**DATA FOR THIS EXERCISE**
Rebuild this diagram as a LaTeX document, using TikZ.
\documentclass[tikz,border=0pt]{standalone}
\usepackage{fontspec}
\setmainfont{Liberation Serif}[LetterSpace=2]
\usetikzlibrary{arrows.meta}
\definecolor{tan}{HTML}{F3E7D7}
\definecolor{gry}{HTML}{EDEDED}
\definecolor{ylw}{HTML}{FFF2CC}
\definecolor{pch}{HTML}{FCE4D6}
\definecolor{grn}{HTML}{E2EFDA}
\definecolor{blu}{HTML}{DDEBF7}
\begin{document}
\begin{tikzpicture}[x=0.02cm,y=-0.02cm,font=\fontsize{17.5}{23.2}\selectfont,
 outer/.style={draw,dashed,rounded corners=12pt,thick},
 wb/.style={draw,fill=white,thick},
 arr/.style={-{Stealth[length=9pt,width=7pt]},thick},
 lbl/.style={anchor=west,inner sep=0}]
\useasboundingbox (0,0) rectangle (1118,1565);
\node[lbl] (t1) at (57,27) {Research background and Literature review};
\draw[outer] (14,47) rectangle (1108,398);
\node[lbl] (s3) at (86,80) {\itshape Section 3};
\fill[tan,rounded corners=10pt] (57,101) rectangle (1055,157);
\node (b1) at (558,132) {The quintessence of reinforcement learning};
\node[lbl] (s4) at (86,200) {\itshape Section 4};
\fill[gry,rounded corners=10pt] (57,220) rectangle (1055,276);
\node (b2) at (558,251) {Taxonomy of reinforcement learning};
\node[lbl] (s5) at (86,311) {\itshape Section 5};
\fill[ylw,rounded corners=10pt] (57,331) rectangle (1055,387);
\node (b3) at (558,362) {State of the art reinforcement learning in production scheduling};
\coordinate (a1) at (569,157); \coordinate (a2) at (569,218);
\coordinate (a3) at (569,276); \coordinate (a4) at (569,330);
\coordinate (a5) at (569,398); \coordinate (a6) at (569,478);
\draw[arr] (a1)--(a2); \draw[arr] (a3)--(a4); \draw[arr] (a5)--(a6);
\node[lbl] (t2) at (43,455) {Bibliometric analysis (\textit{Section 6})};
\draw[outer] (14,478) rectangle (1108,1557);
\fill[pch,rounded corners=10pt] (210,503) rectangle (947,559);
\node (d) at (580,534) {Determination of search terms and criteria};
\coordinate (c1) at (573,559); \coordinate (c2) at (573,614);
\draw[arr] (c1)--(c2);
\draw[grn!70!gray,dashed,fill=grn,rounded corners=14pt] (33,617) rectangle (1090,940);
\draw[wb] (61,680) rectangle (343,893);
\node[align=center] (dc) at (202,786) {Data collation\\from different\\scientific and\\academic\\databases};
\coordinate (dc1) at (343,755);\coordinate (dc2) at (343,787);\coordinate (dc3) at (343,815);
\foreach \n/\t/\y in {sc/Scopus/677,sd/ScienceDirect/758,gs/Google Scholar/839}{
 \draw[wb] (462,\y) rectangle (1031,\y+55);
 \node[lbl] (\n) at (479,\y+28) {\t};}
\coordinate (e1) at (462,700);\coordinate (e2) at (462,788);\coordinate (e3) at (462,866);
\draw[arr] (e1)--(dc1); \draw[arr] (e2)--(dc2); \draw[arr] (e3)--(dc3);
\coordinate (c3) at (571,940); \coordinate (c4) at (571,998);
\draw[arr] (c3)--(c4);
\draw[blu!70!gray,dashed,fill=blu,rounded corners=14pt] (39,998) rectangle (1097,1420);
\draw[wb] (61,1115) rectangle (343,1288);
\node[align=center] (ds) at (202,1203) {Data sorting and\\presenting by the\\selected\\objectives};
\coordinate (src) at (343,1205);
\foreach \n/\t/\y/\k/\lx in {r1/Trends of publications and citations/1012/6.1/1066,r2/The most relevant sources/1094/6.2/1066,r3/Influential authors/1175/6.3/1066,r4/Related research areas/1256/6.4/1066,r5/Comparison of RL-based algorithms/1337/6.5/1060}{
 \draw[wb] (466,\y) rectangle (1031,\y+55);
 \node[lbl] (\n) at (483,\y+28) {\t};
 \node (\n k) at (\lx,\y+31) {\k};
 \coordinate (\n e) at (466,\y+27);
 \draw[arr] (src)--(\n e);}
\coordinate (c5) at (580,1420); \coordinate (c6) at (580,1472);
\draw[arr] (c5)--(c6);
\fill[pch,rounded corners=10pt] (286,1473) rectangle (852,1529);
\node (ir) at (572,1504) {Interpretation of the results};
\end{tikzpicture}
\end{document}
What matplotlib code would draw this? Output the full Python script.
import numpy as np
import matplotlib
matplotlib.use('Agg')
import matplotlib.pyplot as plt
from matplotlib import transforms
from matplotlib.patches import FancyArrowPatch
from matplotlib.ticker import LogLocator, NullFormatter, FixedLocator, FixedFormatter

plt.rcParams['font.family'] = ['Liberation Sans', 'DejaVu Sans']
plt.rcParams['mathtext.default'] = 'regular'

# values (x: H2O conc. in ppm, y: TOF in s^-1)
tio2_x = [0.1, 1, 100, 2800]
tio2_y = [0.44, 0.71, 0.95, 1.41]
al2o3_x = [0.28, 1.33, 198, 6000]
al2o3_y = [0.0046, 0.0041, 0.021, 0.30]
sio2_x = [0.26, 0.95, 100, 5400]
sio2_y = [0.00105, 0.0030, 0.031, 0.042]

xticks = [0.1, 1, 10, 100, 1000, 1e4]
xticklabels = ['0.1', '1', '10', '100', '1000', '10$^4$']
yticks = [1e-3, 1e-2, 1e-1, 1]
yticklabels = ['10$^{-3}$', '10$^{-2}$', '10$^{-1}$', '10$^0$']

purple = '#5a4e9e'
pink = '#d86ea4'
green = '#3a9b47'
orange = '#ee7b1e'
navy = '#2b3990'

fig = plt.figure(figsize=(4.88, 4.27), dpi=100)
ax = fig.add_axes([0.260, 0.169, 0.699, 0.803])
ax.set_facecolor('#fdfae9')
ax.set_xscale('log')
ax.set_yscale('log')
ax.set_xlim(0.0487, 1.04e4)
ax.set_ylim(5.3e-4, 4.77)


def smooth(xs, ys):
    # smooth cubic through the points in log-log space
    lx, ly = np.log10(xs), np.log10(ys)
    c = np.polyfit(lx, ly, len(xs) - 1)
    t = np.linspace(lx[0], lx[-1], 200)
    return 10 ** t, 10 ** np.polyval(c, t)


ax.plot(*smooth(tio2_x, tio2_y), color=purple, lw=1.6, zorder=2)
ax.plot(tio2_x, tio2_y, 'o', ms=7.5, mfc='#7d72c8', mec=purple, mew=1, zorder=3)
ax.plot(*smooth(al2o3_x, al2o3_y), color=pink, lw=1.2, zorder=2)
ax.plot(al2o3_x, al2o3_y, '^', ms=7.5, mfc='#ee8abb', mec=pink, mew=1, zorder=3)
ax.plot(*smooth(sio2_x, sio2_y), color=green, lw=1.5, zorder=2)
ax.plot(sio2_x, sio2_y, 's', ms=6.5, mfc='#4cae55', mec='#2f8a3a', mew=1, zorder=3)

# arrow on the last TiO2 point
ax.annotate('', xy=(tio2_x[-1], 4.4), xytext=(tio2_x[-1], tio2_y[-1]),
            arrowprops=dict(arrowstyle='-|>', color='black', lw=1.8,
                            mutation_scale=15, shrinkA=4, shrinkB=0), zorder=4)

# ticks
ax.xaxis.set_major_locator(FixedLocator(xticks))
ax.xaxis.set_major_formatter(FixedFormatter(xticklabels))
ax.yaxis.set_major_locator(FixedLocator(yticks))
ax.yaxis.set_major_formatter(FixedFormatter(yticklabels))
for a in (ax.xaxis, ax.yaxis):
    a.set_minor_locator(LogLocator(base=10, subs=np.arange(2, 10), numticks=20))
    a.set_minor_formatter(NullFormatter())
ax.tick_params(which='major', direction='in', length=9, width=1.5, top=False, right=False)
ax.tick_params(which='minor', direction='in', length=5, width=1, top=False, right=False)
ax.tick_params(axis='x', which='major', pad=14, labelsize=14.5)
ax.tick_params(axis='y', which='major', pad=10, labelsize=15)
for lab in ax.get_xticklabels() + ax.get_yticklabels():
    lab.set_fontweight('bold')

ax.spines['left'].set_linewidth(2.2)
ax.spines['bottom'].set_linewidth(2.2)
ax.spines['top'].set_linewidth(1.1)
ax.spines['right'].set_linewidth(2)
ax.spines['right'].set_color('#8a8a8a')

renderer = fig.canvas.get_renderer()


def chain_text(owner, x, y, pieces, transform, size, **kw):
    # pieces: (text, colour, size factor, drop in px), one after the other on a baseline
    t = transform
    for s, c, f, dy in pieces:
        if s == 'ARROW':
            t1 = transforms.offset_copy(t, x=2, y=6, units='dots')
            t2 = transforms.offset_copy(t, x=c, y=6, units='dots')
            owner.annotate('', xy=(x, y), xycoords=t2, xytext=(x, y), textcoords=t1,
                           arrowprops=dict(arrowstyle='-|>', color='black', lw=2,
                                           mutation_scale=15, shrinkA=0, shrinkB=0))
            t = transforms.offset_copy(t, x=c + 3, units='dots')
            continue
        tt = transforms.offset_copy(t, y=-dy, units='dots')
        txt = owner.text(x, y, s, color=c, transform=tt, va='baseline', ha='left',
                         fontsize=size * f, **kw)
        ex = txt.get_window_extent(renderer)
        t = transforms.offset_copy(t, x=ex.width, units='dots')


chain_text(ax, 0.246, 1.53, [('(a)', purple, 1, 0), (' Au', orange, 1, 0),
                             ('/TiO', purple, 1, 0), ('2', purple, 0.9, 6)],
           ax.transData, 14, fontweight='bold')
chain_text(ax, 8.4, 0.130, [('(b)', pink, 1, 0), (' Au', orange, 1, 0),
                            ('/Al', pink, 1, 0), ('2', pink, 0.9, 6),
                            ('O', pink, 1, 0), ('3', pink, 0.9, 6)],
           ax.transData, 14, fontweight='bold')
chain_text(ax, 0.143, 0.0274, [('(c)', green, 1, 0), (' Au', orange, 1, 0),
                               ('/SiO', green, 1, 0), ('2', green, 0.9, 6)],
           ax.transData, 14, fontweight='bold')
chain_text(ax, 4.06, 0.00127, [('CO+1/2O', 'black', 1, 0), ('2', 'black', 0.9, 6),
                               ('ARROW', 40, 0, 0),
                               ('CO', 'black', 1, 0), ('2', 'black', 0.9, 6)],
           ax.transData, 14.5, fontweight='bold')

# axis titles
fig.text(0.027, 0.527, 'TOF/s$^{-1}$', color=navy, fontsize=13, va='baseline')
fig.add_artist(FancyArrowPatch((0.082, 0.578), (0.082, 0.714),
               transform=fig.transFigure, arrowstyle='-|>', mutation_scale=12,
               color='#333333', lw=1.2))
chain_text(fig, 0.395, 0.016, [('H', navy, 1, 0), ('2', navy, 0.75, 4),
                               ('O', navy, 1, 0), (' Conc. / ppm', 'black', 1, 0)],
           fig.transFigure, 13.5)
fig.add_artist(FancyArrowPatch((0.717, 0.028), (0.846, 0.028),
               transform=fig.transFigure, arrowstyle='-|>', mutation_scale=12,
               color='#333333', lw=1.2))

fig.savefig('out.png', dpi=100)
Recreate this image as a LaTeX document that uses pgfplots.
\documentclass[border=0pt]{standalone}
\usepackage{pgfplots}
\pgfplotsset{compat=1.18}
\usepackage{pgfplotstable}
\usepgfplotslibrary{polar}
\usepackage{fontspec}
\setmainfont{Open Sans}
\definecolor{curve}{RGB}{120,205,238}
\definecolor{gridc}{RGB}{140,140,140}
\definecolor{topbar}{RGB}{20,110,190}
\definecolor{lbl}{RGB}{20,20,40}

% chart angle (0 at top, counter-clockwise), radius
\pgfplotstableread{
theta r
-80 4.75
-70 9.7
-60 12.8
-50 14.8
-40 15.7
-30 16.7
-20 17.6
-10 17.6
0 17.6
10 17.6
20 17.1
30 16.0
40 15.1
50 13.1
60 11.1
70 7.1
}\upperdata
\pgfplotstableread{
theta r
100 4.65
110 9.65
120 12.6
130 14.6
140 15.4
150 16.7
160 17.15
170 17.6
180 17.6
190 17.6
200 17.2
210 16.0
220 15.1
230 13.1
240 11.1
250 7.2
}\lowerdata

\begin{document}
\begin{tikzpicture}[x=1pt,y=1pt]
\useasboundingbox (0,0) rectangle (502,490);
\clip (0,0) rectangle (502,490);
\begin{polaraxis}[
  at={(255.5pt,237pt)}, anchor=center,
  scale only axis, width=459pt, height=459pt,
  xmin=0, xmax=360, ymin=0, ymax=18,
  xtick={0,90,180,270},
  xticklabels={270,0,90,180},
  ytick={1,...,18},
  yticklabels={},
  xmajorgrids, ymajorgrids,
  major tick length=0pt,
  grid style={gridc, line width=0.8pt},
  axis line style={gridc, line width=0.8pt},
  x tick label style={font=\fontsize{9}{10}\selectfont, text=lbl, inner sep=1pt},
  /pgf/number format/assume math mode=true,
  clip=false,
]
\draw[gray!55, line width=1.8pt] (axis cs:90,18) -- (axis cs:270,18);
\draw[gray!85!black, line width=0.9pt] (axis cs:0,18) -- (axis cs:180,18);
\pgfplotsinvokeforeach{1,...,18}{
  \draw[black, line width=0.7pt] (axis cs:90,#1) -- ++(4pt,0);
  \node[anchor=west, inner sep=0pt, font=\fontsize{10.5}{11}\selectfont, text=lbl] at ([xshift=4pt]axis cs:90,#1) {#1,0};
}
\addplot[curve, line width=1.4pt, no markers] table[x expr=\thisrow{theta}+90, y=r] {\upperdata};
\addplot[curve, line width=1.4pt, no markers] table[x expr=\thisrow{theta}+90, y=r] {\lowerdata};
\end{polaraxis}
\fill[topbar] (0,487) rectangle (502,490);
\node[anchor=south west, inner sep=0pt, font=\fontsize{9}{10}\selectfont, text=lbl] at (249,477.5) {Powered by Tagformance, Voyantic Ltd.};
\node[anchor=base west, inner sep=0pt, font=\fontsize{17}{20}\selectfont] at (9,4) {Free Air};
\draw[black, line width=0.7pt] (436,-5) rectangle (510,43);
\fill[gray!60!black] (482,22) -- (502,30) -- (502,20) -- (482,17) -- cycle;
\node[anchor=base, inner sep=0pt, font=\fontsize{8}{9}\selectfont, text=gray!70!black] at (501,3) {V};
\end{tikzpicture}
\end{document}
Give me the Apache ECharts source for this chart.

**EXERCISE**
Gather each line from the entries above that includes the word "chart".

**ANSWER FOR THIS EXERCISE**
% chart angle (0 at top, counter-clockwise), radius
Give me the Apache ECharts source for this chart.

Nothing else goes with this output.